» **What is asked**
Copy, from the entries below, each line in which the string "with" appears.

(Collected data entries)
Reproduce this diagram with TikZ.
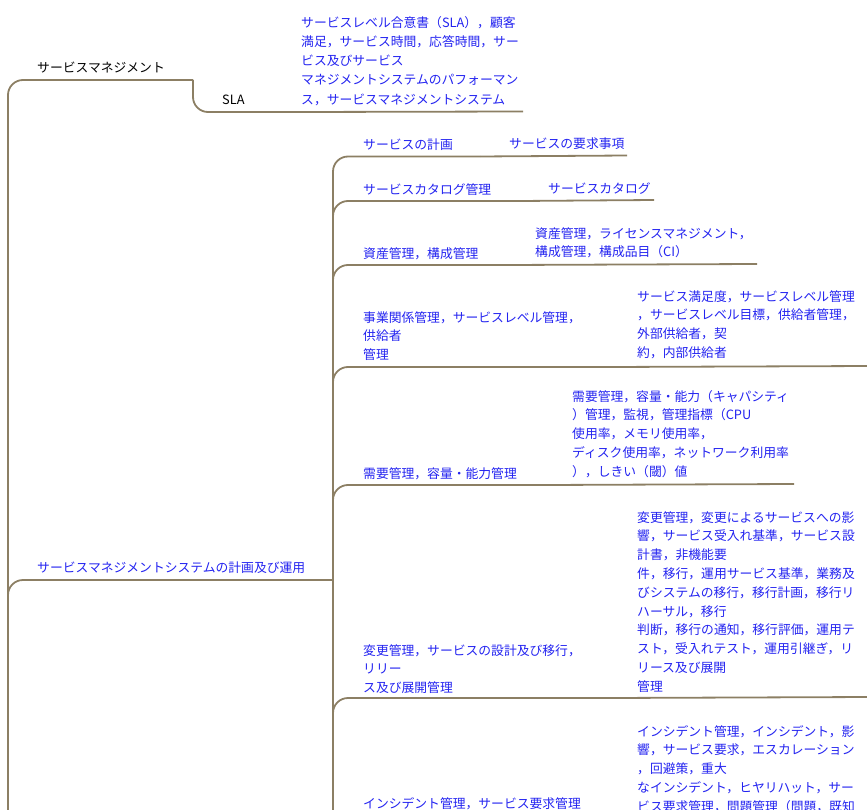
\documentclass[tikz,border=0pt]{standalone}
\usepackage{fontspec}
\newfontfamily\jp{Noto Sans CJK JP}
\definecolor{linec}{RGB}{140,127,100}
\definecolor{txtb}{RGB}{35,35,240}
\begin{document}
\begin{tikzpicture}[x=1pt,y=-1pt,
  conn/.style={draw=linec, line width=1.8pt, rounded corners=15pt},
  ul/.style={draw=linec, line width=1.8pt},
  lbl/.style={anchor=north west, inner sep=0pt, align=left, font=\jp\fontsize{12.8}{18.8}\selectfont, text=txtb},
  slalbl/.style={lbl, font=\jp\fontsize{12.8}{19.25}\selectfont},
  blk/.style={lbl, text=black}]
\useasboundingbox (0,0) rectangle (867,810);
\clip (0,0) rectangle (867,810);

% junction coordinates
\coordinate (a1) at (193,80);
\coordinate (sla1) at (300,112);
\coordinate (slad) at (523,111.5);
\coordinate (b1) at (333,580);
\coordinate (c1) at (480,156.5); \coordinate (c1d) at (627,155.5);
\coordinate (c2) at (520,201);   \coordinate (c2d) at (654,200);
\coordinate (c3) at (507,265);   \coordinate (c3d) at (757,264);
\coordinate (c4) at (610,367);   \coordinate (c4d) at (870,366);
\coordinate (c5) at (545,485);   \coordinate (c5d) at (794,484);
\coordinate (c6) at (610,698);   \coordinate (c6d) at (870,697);

% connectors
\draw[conn] (8,830) -- (8,80) -- (a1);
\draw[conn] (a1) -- (193,112) -- (sla1);
\draw[ul] (sla1) -- (slad);
\draw[conn] (8,620) -- (8,580) -- (b1);
\draw[conn] (333,830) -- (333,156.5) -- (c1);
\draw[conn] (333,240) -- (333,201) -- (c2);
\draw[conn] (333,300) -- (333,265) -- (c3);
\draw[conn] (333,400) -- (333,367) -- (c4);
\draw[conn] (333,520) -- (333,485) -- (c5);
\draw[conn] (333,730) -- (333,698) -- (c6);
\draw[ul] (c1) -- (c1d);
\draw[ul] (c2) -- (c2d);
\draw[ul] (c3) -- (c3d);
\draw[ul] (c4) -- (c4d);
\draw[ul] (c5) -- (c5d);
\draw[ul] (c6) -- (c6d);

% nodes
\node[blk] (sm) at (37,58.8) {\strut サービスマネジメント};
\node[blk] (sla) at (222,90.8) {\strut SLA};
\node[slalbl] (slat) at (301,13.5) {\strut サービスレベル合意書（SLA），顧客\\満足，サービス時間，応答時間，サー\\ビス及びサービス\\マネジメントシステムのパフォーマン\\ス，サービスマネジメントシステム};
\node[lbl] (smsys) at (37,558.8) {\strut サービスマネジメントシステムの計画及び運用};

\node[lbl] (n1) at (363,135.8) {\strut サービスの計画};
\node[lbl] (n1d) at (509,134.8) {\strut サービスの要求事項};
\node[lbl] (n2) at (363,180.8) {\strut サービスカタログ管理};
\node[lbl] (n2d) at (548,179.8) {\strut サービスカタログ};
\node[lbl] (n3) at (363,244.8) {\strut 資産管理，構成管理};
\node[lbl] (n3d) at (535,224.8) {\strut 資産管理，ライセンスマネジメント，\\構成管理，構成品目（CI）};
\node[lbl] (n4) at (363,308.8) {\strut 事業関係管理，サービスレベル管理，\\供給者\\管理};
\node[lbl] (n4d) at (637,287.8) {\strut サービス満足度，サービスレベル管理\\，サービスレベル目標，供給者管理，\\外部供給者，契\\約，内部供給者};
\node[lbl] (n5) at (363,464.8) {\strut 需要管理，容量・能力管理};
\node[lbl] (n5d) at (572,387.8) {\strut 需要管理，容量・能力（キャパシティ\\）管理，監視，管理指標（CPU\\使用率，メモリ使用率，\\ディスク使用率，ネットワーク利用率\\），しきい（閾）値};
\node[lbl] (n6) at (363,641.8) {\strut 変更管理，サービスの設計及び移行，\\リリー\\ス及び展開管理};
\node[lbl] (n6d) at (637,508.8) {\strut 変更管理，変更によるサービスへの影\\響，サービス受入れ基準，サービス設\\計書，非機能要\\件，移行，運用サービス基準，業務及\\びシステムの移行，移行計画，移行リ\\ハーサル，移行\\判断，移行の通知，移行評価，運用テ\\スト，受入れテスト，運用引継ぎ，リ\\リース及び展開\\管理};
\node[lbl] (n7) at (363,794.8) {\strut インシデント管理，サービス要求管理};
\node[lbl] (n7d) at (637,722.8) {\strut インシデント管理，インシデント，影\\響，サービス要求，エスカレーション\\，回避策，重大\\なインシデント，ヒヤリハット，サー\\ビス要求管理，問題管理（問題，既知};
\end{tikzpicture}
\end{document}
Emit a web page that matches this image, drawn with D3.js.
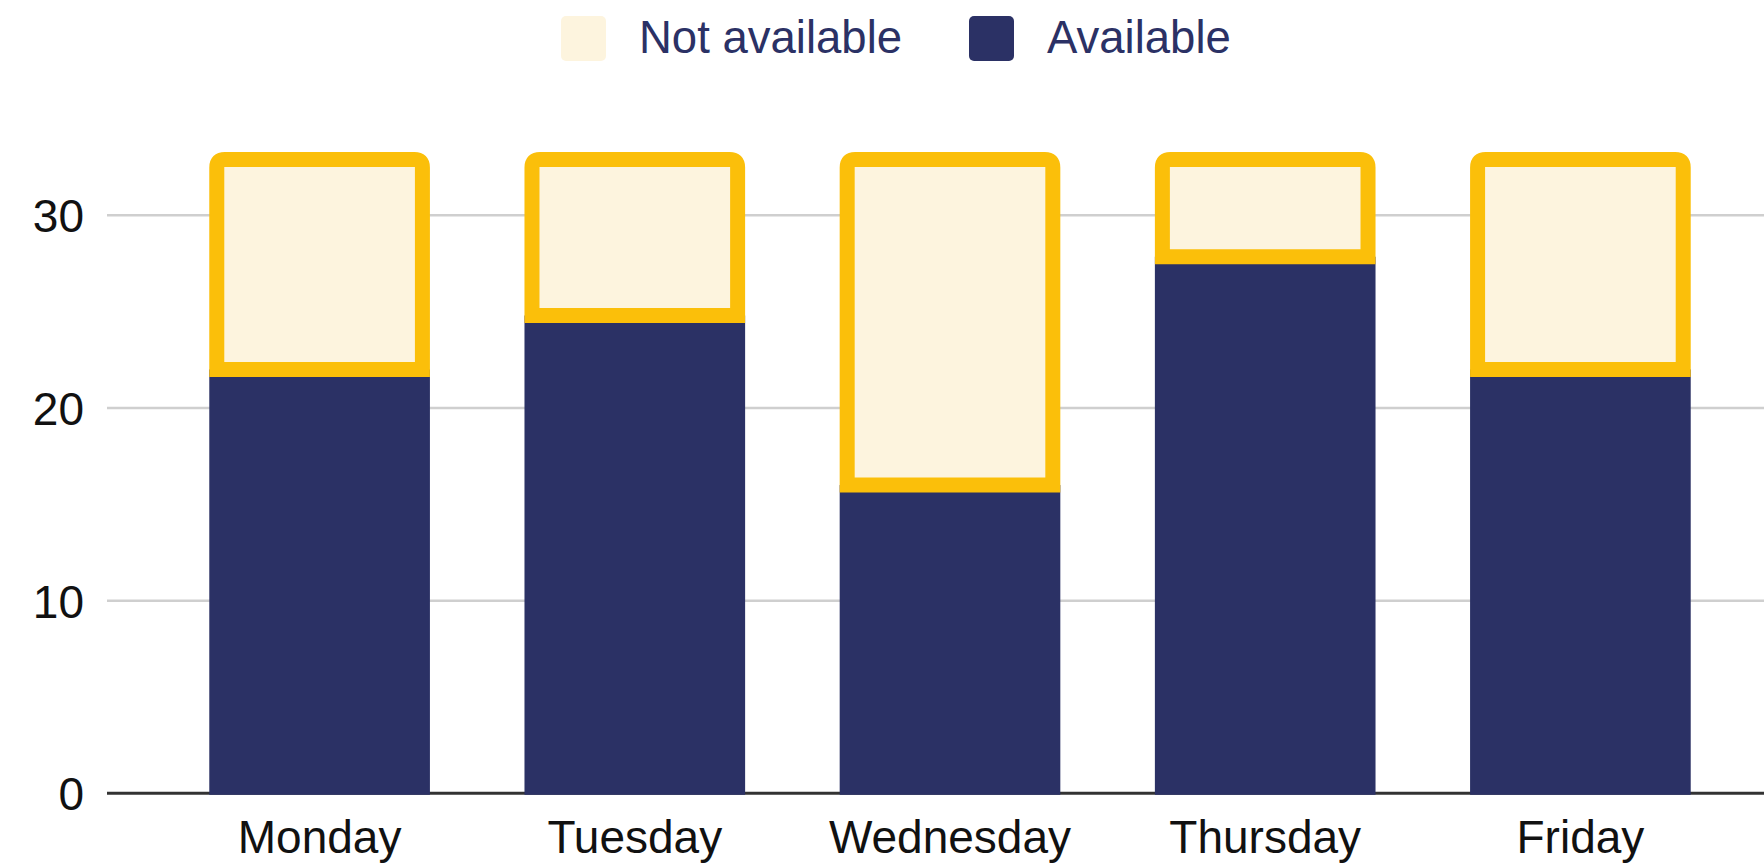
<!DOCTYPE html>
<html>
<head>
<meta charset="utf-8">
<script src="https://cdn.jsdelivr.net/npm/d3@7"></script>
<style>
  html, body { margin: 0; padding: 0; background: #ffffff; }
  svg { display: block; }
  text { font-family: "Liberation Sans", Arial, sans-serif; }
</style>
</head>
<body>
<svg id="chart" width="1764" height="868"></svg>
<script>
// ---- Data ----
const categories = ["Monday", "Tuesday", "Wednesday", "Thursday", "Friday"];
const available = [22, 24.8, 16, 27.85, 22];
const notAvailable = [10.9, 8.1, 16.9, 5.05, 10.9];
const seriesNames = ["Not available", "Available"];
const yTicks = [0, 10, 20, 30];

// ---- Styles ----
const NAVY = "#2b3165";
const CREAM = "#fdf4de";
const YELLOW = "#fbbf0a";
const GRID = "#cfcfcf";
const STROKE_W = 15;

const svg = d3.select("#chart");
const W = 1764;

const rows = categories.map((c, i) => ({ cat: c, Available: available[i], "Not available": notAvailable[i] }));
const stacked = d3.stack().keys(["Available", "Not available"])(rows);

const x = d3.scaleBand()
  .domain(categories)
  .range([162, 1738])
  .paddingInner(0.3)
  .paddingOuter(0.15);

const y = d3.scaleLinear()
  .domain([0, 30])
  .range([793.3, 215.3]);

const gridLeft = 107;

// gridlines
svg.append("g")
  .selectAll("line")
  .data(yTicks.filter(t => t !== 0))
  .join("line")
  .attr("x1", gridLeft).attr("x2", W)
  .attr("y1", d => y(d)).attr("y2", d => y(d))
  .attr("stroke", GRID).attr("stroke-width", 2.5);

// baseline
svg.append("line")
  .attr("x1", gridLeft).attr("x2", W)
  .attr("y1", y(0)).attr("y2", y(0))
  .attr("stroke", "#333333").attr("stroke-width", 3);

// y-axis labels
const yAxis = d3.axisLeft(y).tickValues(yTicks).tickSize(0).tickPadding(0);
const gy = svg.append("g").attr("transform", "translate(84,0)").call(yAxis);
gy.select(".domain").remove();
gy.selectAll("text")
  .attr("font-size", 46)
  .attr("fill", "#111111")
  .attr("font-family", "'Liberation Sans', Arial, sans-serif")
  .attr("dy", "0.36em");

// x-axis labels
const xAxis = d3.axisBottom(x).tickSize(0).tickPadding(0);
const gx = svg.append("g").attr("transform", `translate(0,${y(0)})`).call(xAxis);
gx.select(".domain").remove();
gx.selectAll("text")
  .attr("font-size", 46)
  .attr("fill", "#111111")
  .attr("font-family", "'Liberation Sans', Arial, sans-serif")
  .attr("dy", 0)
  .attr("y", 60);

// Available (navy) bars
const availLayer = stacked[0];
svg.append("g")
  .selectAll("rect")
  .data(availLayer)
  .join("rect")
  .attr("x", d => x(d.data.cat))
  .attr("width", x.bandwidth())
  .attr("y", d => y(d[1]))
  .attr("height", d => y(d[0]) - y(d[1]) + 1.5)
  .attr("fill", NAVY);

// Not available (cream with yellow outline, rounded top)
const naLayer = stacked[1];
const r = 8;
svg.append("g")
  .selectAll("path")
  .data(naLayer)
  .join("path")
  .attr("d", d => {
    const x0 = x(d.data.cat) + STROKE_W / 2;
    const x1 = x(d.data.cat) + x.bandwidth() - STROKE_W / 2;
    const yT = y(d[1]);
    const yB = y(d[0]);
    return `M${x0},${yB} L${x0},${yT + r} Q${x0},${yT} ${x0 + r},${yT} L${x1 - r},${yT} Q${x1},${yT} ${x1},${yT + r} L${x1},${yB} Z`;
  })
  .attr("fill", CREAM)
  .attr("stroke", YELLOW)
  .attr("stroke-width", STROKE_W)
  .attr("stroke-linejoin", "miter");

// Legend
const legend = svg.append("g");
const legendItems = [
  { name: seriesNames[0], fill: CREAM, sx: 561, tx: 639 },
  { name: seriesNames[1], fill: NAVY, sx: 969, tx: 1047 }
];
legendItems.forEach(it => {
  legend.append("rect")
    .attr("x", it.sx).attr("y", 16)
    .attr("width", 45).attr("height", 45)
    .attr("rx", 5)
    .attr("fill", it.fill);
  legend.append("text")
    .attr("x", it.tx).attr("y", 53)
    .attr("font-size", 45.5)
    .attr("fill", NAVY)
    .text(it.name);
});
</script>
</body>
</html>
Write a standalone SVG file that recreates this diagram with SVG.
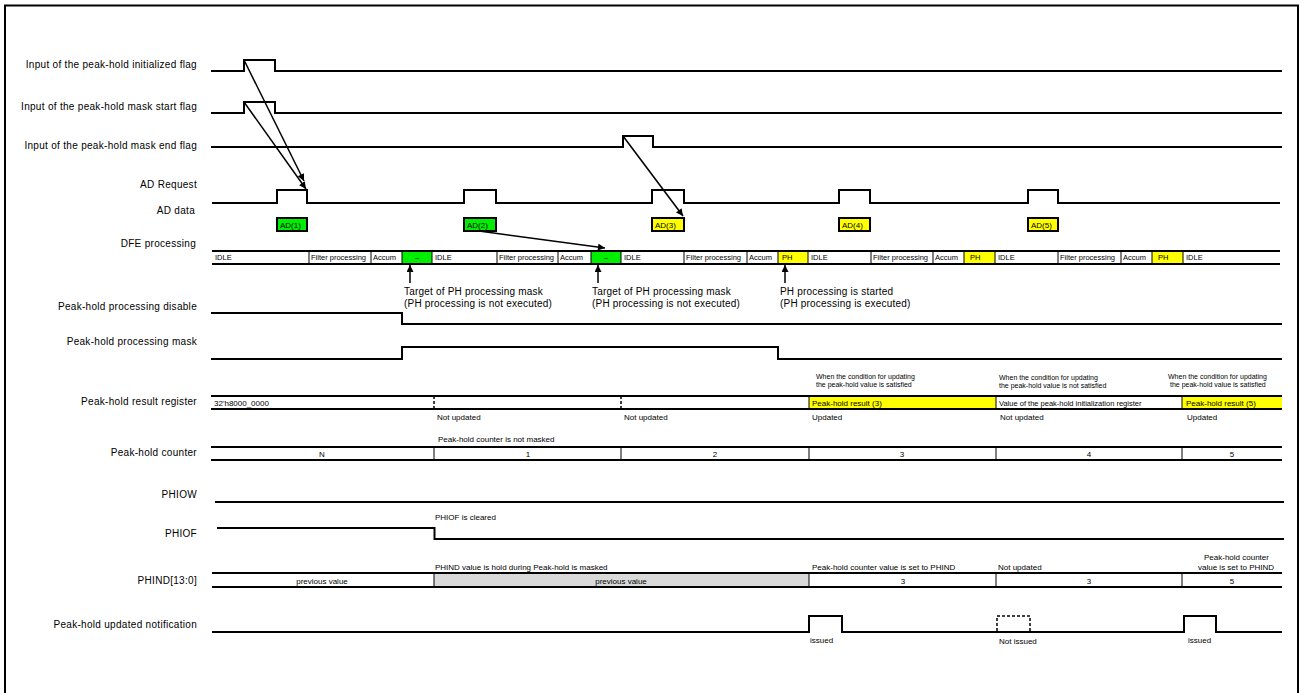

» **Finished answer**
Reproduce this diagram with TikZ.
Emit a web page that matches this image, drawn with D3.js.
// Not available (cream with yellow outline, rounded top)
Write a standalone SVG file that recreates this diagram with SVG.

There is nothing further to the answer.